Ebbene, da quella trasmissione venne tratto un CD, "Anime in gioco". Pare che vendette bene, pare. Io l'ho ascoltato un mesetto fa per la prima volta, spinto da una promozione a 3 euro (dico 3 euro) al mercatino dell'usato. Vabbè, tanto al massimo avrò perso pochi spiccioli. Lo ascolto in macchina, in un viaggio Milano-Como. Traffico assurdo, ma il disco mi piace. Mi piace molto. Penso, sarà il traffico, metti che avessi ascoltato il The Best Of di Al Bano magari, piuttosto che sclerare, mi sarebbe piaciuto lo stesso. Lo ascolto a casa, con comodo, e mi piace anche di più. Giungo, vieppiù, alla conclusione che trattasi della cosa migliore firmata Claudio Baglioni. Lo so, sembra strano, ma è così.
Intanto non canta canzoni sue. E già mi sembra molto. E poi l'idea di base è riuscitissima, far cantare al suddetto bietolone qualsiasi cosa uscita negli anni '70 con la sua classica voce lamentosa e con quel pathos che, ecco, non ti aspetti in "Heidi". Cioè, sentire Baglioni declamare con aria (quasi) sofferta strofe memorabili come: "Gli amici di montagna, Mu Mu, Cip Cip, Be Be" non ha prezzo, soprattutto visto il trasporto emotivo con cui, codeste strofe, egli canta. Ma ciò che più sorprende, e qui mi faccio serio, sono gli arrangiamenti musicali che sono di livello impressionante, e che, forse, avrebbero meritato ben altra sorte, ma è una mia idea. Ci sono alcuni momenti che lasciano, letteralmente, a bocca aperta, viste anche le numerose collaborazioni presenti.

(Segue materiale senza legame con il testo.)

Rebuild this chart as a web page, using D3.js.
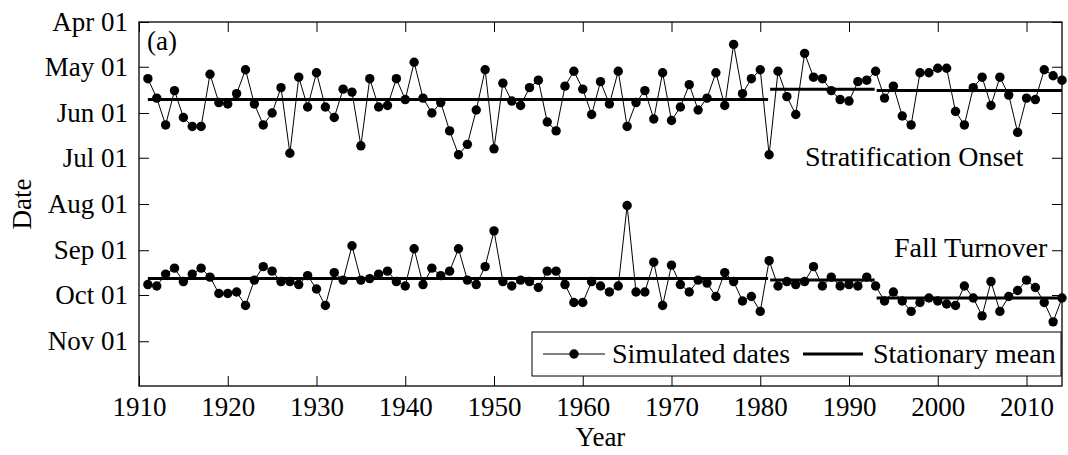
<!DOCTYPE html>
<html>
<head>
<meta charset="utf-8">
<script src="https://cdn.jsdelivr.net/npm/d3@7"></script>
<style>
  body { margin: 0; background: #fff; }
  svg text { font-family: "Liberation Serif", "Times New Roman", Tinos, "Nimbus Roman", "DejaVu Serif", serif !important; fill: #000; }
</style>
</head>
<body>
<svg id="chart"></svg>
<script>
var width = 1068,
    height = 455,
    margin = {top: 22, right: 6, bottom: 69, left: 139};

// simulation years
var years = [
  1911,1912,1913,1914,1915,1916,1917,1918,1919,1920,
  1921,1922,1923,1924,1925,1926,1927,1928,1929,1930,
  1931,1932,1933,1934,1935,1936,1937,1938,1939,1940,
  1941,1942,1943,1944,1945,1946,1947,1948,1949,1950,
  1951,1952,1953,1954,1955,1956,1957,1958,1959,1960,
  1961,1962,1963,1964,1965,1966,1967,1968,1969,1970,
  1971,1972,1973,1974,1975,1976,1977,1978,1979,1980,
  1981,1982,1983,1984,1985,1986,1987,1988,1989,1990,
  1991,1992,1993,1994,1995,1996,1997,1998,1999,2000,
  2001,2002,2003,2004,2005,2006,2007,2008,2009,2010,
  2011,2012,2013,2014
];

// day of year of stratification onset
var onsetDoy = [
  129,142,160,137,155,161,161,126,145,146,
  139,123,146,160,152,135,179,128,148,125,
  148,155,136,138,174,129,148,147,129,143,
  118,142,152,145,164,180,173,150,123,176,
  132,144,147,135,130,158,164,134,124,136,
  153,131,146,124,161,145,137,156,125,157,
  148,133,150,142,125,147,106,139,129,123,
  180,124,141,153,112,128,129,137,143,144,
  131,130,124,142,134,154,160,125,125,122,
  122,151,160,135,128,147,128,140,165,142,
  143,123,127,130
];

// day of year of fall turnover
var turnoverDoy = [
  267,268,260,256,265,260,256,262,273,273,
  272,281,264,255,258,265,265,267,261,270,
  281,259,264,241,264,263,260,258,265,268,
  243,267,256,261,258,243,264,267,255,231,
  265,268,264,265,269,258,258,267,279,279,
  265,268,272,268,214,272,272,252,281,254,
  267,272,264,266,275,259,265,278,275,285,
  251,268,265,267,265,255,268,262,268,267,
  268,262,268,278,272,278,285,279,276,278,
  280,281,268,276,288,265,285,275,271,264,
  269,279,292,276
];

// stationary mean segments
var segStart = [1911, 1981, 1993];
var segEnd = [1981, 1993, 2014];
var onsetMean = [143, 136, 137];
var turnoverMean = [263, 264, 276];

var yTickMonths = ["Apr 01", "May 01", "Jun 01", "Jul 01", "Aug 01", "Sep 01", "Oct 01", "Nov 01"];
var xTickYears = [1910, 1920, 1930, 1940, 1950, 1960, 1970, 1980, 1990, 2000, 2010];

function doyDate(d) { return new Date(2001, 0, d); }
var parseTick = d3.timeParse("%b %d %Y");

var svg = d3.select("#chart")
    .attr("width", width)
    .attr("height", height);

svg.append("rect").attr("width", width).attr("height", height).attr("fill", "#fff");

var iw = width - margin.left - margin.right,
    ih = height - margin.top - margin.bottom;

var g = svg.append("g")
    .attr("transform", "translate(" + margin.left + "," + margin.top + ")");

var x = d3.scaleLinear()
    .domain([1910, 2014])
    .range([0, iw]);

var y = d3.scaleTime()
    .domain([new Date(2001, 3, 1), new Date(2001, 11, 1)])
    .range([0, ih]);

var yTicks = yTickMonths.map(function(s) { return parseTick(s + " 2001"); });

// axes, ticks inside
g.append("g")
    .attr("class", "axis")
    .attr("transform", "translate(0," + ih + ")")
    .call(d3.axisBottom(x).tickValues(xTickYears).tickFormat(d3.format("d"))
      .tickSizeInner(-10).tickSizeOuter(0).tickPadding(11));

g.append("g")
    .attr("class", "axis")
    .call(d3.axisTop(x).tickValues(xTickYears).tickFormat("")
      .tickSizeInner(-10).tickSizeOuter(0));

g.append("g")
    .attr("class", "axis")
    .call(d3.axisLeft(y).tickValues(yTicks).tickFormat(d3.timeFormat("%b %d"))
      .tickSizeInner(-10).tickSizeOuter(0).tickPadding(11));

g.append("g")
    .attr("class", "axis")
    .attr("transform", "translate(" + iw + ",0)")
    .call(d3.axisRight(y).tickValues(yTicks).tickFormat("")
      .tickSizeInner(-10).tickSizeOuter(0));

g.selectAll(".axis").attr("font-family", null);
g.selectAll(".axis .domain").remove();
g.selectAll(".axis text")
    .attr("font-size", 27)
    .attr("fill", "#000");
g.selectAll(".axis line").attr("stroke", "#000").attr("stroke-width", 1);

g.append("rect")
    .attr("width", iw)
    .attr("height", ih)
    .attr("fill", "none")
    .attr("stroke", "#000")
    .attr("stroke-width", 1.3);

// series
var line = d3.line()
    .x(function(d) { return x(d.year); })
    .y(function(d) { return y(doyDate(d.doy)); });

function drawSeries(values, means) {
  var pts = years.map(function(yr, i) { return {year: yr, doy: values[i]}; });
  g.append("path")
      .datum(pts)
      .attr("fill", "none")
      .attr("stroke", "#000")
      .attr("stroke-width", 1)
      .attr("d", line);
  g.selectAll(null)
      .data(pts)
    .enter().append("circle")
      .attr("cx", function(d) { return x(d.year); })
      .attr("cy", function(d) { return y(doyDate(d.doy)); })
      .attr("r", 4.7)
      .attr("fill", "#000");
  g.selectAll(null)
      .data(means)
    .enter().append("line")
      .attr("x1", function(d, i) { return x(segStart[i]) + (i > 0 ? 1 : 0); })
      .attr("x2", function(d, i) { return x(segEnd[i]) - (i < 2 ? 1 : 0); })
      .attr("y1", function(d) { return y(doyDate(d)); })
      .attr("y2", function(d) { return y(doyDate(d)); })
      .attr("stroke", "#000")
      .attr("stroke-width", 3);
}

drawSeries(onsetDoy, onsetMean);
drawSeries(turnoverDoy, turnoverMean);

// annotations
g.append("text").attr("x", 8).attr("y", 28).attr("font-size", 27).text("(a)");
g.append("text").attr("x", 666).attr("y", 144).attr("font-size", 28).text("Stratification Onset");
g.append("text").attr("x", 755).attr("y", 235).attr("font-size", 28).text("Fall Turnover");

// axis titles
svg.append("text")
    .attr("x", margin.left + iw / 2)
    .attr("y", 446)
    .attr("text-anchor", "middle")
    .attr("font-size", 27)
    .text("Year");

svg.append("text")
    .attr("transform", "translate(31," + (margin.top + ih / 2) + ") rotate(-90)")
    .attr("text-anchor", "middle")
    .attr("font-size", 27)
    .text("Date");

// legend
var leg = svg.append("g").attr("transform", "translate(532,332)");
leg.append("rect")
    .attr("width", 529)
    .attr("height", 44)
    .attr("fill", "#fff")
    .attr("stroke", "#000")
    .attr("stroke-width", 1);
leg.append("line").attr("x1", 11).attr("x2", 73).attr("y1", 22).attr("y2", 22)
    .attr("stroke", "#000").attr("stroke-width", 1);
leg.append("circle").attr("cx", 42).attr("cy", 22).attr("r", 4.7).attr("fill", "#000");
leg.append("text").attr("x", 80).attr("y", 31).attr("font-size", 28).text("Simulated dates");
leg.append("line").attr("x1", 271).attr("x2", 331).attr("y1", 22).attr("y2", 22)
    .attr("stroke", "#000").attr("stroke-width", 3);
leg.append("text").attr("x", 341).attr("y", 31).attr("font-size", 28).text("Stationary mean");
</script>
</body>
</html>
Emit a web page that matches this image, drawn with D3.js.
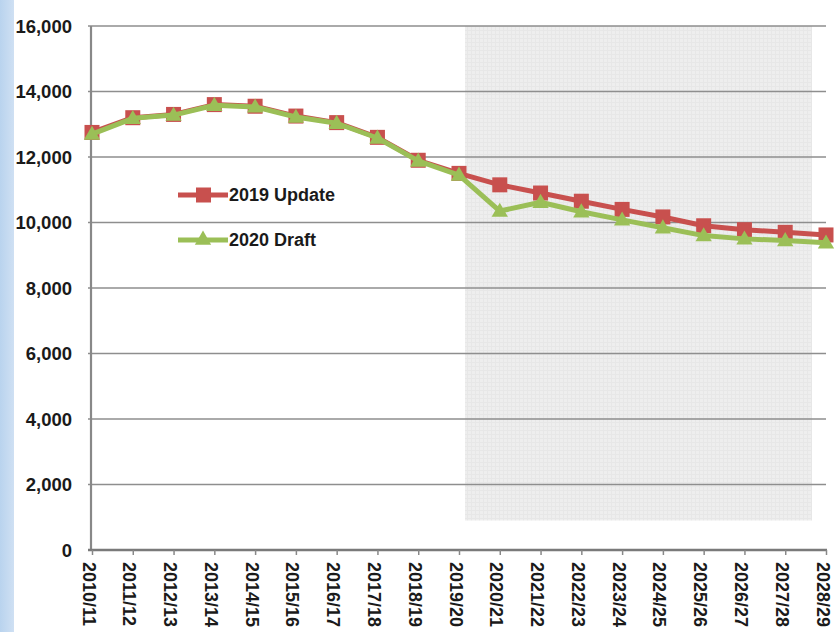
<!DOCTYPE html>
<html>
<head>
<meta charset="utf-8">
<script src="https://cdn.jsdelivr.net/npm/d3@7/dist/d3.min.js"></script>
<style>
  body { margin: 0; background: #fff; }
  svg { display: block; }
  text { font-family: "Liberation Sans", Arial, sans-serif; font-weight: bold; fill: #1a1a1a; }
</style>
</head>
<body>
<div id="chart"></div>
<script>
// chart data
var years = ["2010/11", "2011/12", "2012/13", "2013/14", "2014/15", "2015/16", "2016/17",
             "2017/18", "2018/19", "2019/20", "2020/21", "2021/22", "2022/23", "2023/24",
             "2024/25", "2025/26", "2026/27", "2027/28", "2028/29"];
var update2019 = [12750, 13200, 13300, 13600, 13550, 13250, 13050, 12600, 11900, 11500,
                  11150, 10900, 10650, 10400, 10170, 9900, 9780, 9700, 9620];
var draft2020 = [12700, 13180, 13280, 13580, 13530, 13220, 13030, 12580, 11880, 11450,
                 10350, 10620, 10330, 10080, 9840, 9600, 9500, 9450, 9380];
var yTicks = [0, 2000, 4000, 6000, 8000, 10000, 12000, 14000, 16000];
var seriesNames = ["2019 Update", "2020 Draft"];

var W = 840, H = 632;
var margin = {top: 26, right: 14, bottom: 82, left: 91};
var width = W - margin.left - margin.right;
var height = H - margin.top - margin.bottom;

var svg = d3.select("#chart").append("svg")
    .attr("width", W)
    .attr("height", H);

var defs = svg.append("defs");
var grad = defs.append("linearGradient").attr("id", "side").attr("x1", 0).attr("x2", 1);
grad.append("stop").attr("offset", 0).attr("stop-color", "#b9d3ee");
grad.append("stop").attr("offset", 1).attr("stop-color", "#cfe0f3");

var pat = defs.append("pattern").attr("id", "shade")
    .attr("width", 4).attr("height", 4).attr("patternUnits", "userSpaceOnUse");
pat.append("rect").attr("width", 4).attr("height", 4).attr("fill", "#eeeeee");
pat.append("path").attr("d", "M0,0.5H4M0.5,0V4").attr("stroke", "#e7e7e7").attr("stroke-width", 1);

// light blue strip on the left edge
svg.append("rect").attr("x", 0).attr("y", 0).attr("width", 14).attr("height", H)
    .attr("fill", "url(#side)");

var g = svg.append("g").attr("transform", "translate(" + margin.left + "," + margin.top + ")");

var x = d3.scalePoint().domain(years).range([1, width]);
var y = d3.scaleLinear().domain([0, 16000]).range([height, 0]);

// shaded forecast region
g.append("rect")
    .attr("x", x("2019/20") + 6)
    .attr("y", y(16000))
    .attr("width", x("2028/29") - 14 - (x("2019/20") + 6))
    .attr("height", y(900) - y(16000))
    .attr("fill", "url(#shade)");

// gridlines
g.selectAll(".grid").data(yTicks.filter(function(d) { return d > 0; }))
  .enter().append("line")
    .attr("class", "grid")
    .attr("x1", -3).attr("x2", width)
    .attr("y1", function(d) { return y(d); })
    .attr("y2", function(d) { return y(d); })
    .attr("stroke", "#8e8e8e")
    .attr("stroke-width", 1.6);

// y axis
var yAxis = g.append("g").call(d3.axisLeft(y).tickValues(yTicks).tickSize(0).tickPadding(19)
    .tickFormat(d3.format(",")));
yAxis.select(".domain").remove();
yAxis.selectAll("text").style("font-size", "18.5px").attr("dy", "0.35em");
g.append("line").attr("x1", 0).attr("x2", 0).attr("y1", 0).attr("y2", height)
    .attr("stroke", "#888").attr("stroke-width", 2.2);

// x axis
var xAxis = g.append("g").attr("transform", "translate(0," + height + ")")
    .call(d3.axisBottom(x).tickSize(5).tickPadding(10));
xAxis.select(".domain").attr("d", "M-3,0H" + (width + 1)).attr("stroke", "#7a7a7a").attr("stroke-width", 2.4);
xAxis.selectAll(".tick line").attr("stroke", "#888").attr("stroke-width", 1.5);
xAxis.selectAll("text")
    .style("font-size", "18px")
    .attr("text-anchor", "start")
    .attr("x", 12).attr("y", 0).attr("dy", "0.33em")
    .attr("transform", "translate(-4,0) rotate(90)");

// series
var red = "#c8504e", green = "#9bbf57";
var line = d3.line().x(function(d, i) { return x(years[i]); }).y(function(d) { return y(d); });

g.append("path").datum(update2019).attr("d", line)
    .attr("fill", "none").attr("stroke", red).attr("stroke-width", 5)
    .attr("stroke-linejoin", "round");
g.selectAll(".sq").data(update2019).enter().append("rect")
    .attr("x", function(d, i) { return x(years[i]) - 7.5; })
    .attr("y", function(d) { return y(d) - 7.5; })
    .attr("width", 15).attr("height", 15).attr("fill", red);

g.append("path").datum(draft2020).attr("d", line)
    .attr("fill", "none").attr("stroke", green).attr("stroke-width", 5)
    .attr("stroke-linejoin", "round");
var tri = d3.symbol().type(d3.symbolTriangle).size(115);
g.selectAll(".tri").data(draft2020).enter().append("path")
    .attr("d", tri)
    .attr("transform", function(d, i) { return "translate(" + x(years[i]) + "," + (y(d) + 1) + ")"; })
    .attr("fill", green);

// legend
var leg = svg.append("g").attr("transform", "translate(178,195)");
[red, green].forEach(function(c, i) {
  var row = leg.append("g").attr("transform", "translate(0," + (i * 45) + ")");
  row.append("line").attr("x1", 0).attr("x2", 50).attr("y1", 0).attr("y2", 0)
      .attr("stroke", c).attr("stroke-width", 5);
  if (i === 0) {
    row.append("rect").attr("x", 18).attr("y", -7.5).attr("width", 15).attr("height", 15).attr("fill", c);
  } else {
    row.append("path").attr("d", tri).attr("transform", "translate(25,0)").attr("fill", c);
  }
  row.append("text").attr("x", 51).attr("y", 0).attr("dy", "0.35em")
      .style("font-size", "18px").text(seriesNames[i]);
});
</script>
</body>
</html>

Ne cito qualcuna alla sanfasò, come direbbero in Sicilia: "E la vita, la vita" con un Enzo Jannacci, a dir poco, scatenatissimo; l'allegra felicità di Vecchioni in "Donna Felicità"; Cocciante che in "Pippi Calzelunghe" rifà sé stesso in "Margherita"; Alan Sorrenti che rimette a posto e migliora la sua "Figli delle stelle"; "Orzowei" in cui compare una Natalia Estrada che se avesse, probabilmente, intrapreso la carriera di cantante al posto di perdere tempo appresso al materassaio Mastrota avrebbe avuto un discreto successo (qui è notevole, ascoltare per credere).
Diciamo pure che alcune intuizioni musicali sono notevoli: "El Pueblo Unido" con gli Inti Illimani è un pezzo di bravura da entrambe le parti, ma la svolta disco-dance anni '90 di "Vieni via con me (Taratapunzi-e)" lascia stupefatti, così come due pezzi seri che mettono i brividi, "Anima mia", rifatta benissimo levando via tutti i clichè e i coretti tipici dei Cugini di Campagna, e il duetto eccezionale (qui veramente vale la pena ascoltarlo) de "Il nostro concerto" di Umberto Bindi con Orietta Berti che, pure lei, azzecca la cosa migliore di tutta la sua carriera (l'unico brano dell'album non anni '70, bensì anni '60, e già la canzone era bella bella di suo).
Si conclude con il tema morriconiano di "Giù la testa", dopo essere passati da "Chissà se va" a "Buonasera dottore", da "Sandokan" all'immancabile "Ufo Robot".
Unica nota negativa, ma vabbè, in caso contrario sarebbe stato un capolavoro, la versione completamente sballata di "Na-no Na-no" con un petulante Fabio Fazio impegnata a interrompere il brano con alcune imitazioni (in fondo, nasce come imitatore) da Jovanotti a De Gregori, da Gianni Minà a Guccini, che sono anche fatte bene, per carità, ma dopo un po' anche stop.
Un disco che vuole raccontare quella mitica, e oggi per me rivalutatissima, trasmissione televisiva, occupando tutta la durata effettiva di un CD, cioè un ora e venti, 20 canzoni 20, e, all'epoca, 350.000 copie circa vendute (probabilmente si superò la cifra delle 400.000). Numeri eccellenti, dato che Baglioni mai aveva realizzato un disco di cover, e il primo esperimento era a metà tra il serio e il, molto, faceto. Eh sì, è il Baglioni migliore. Chi l'avrebbe detto? Io no.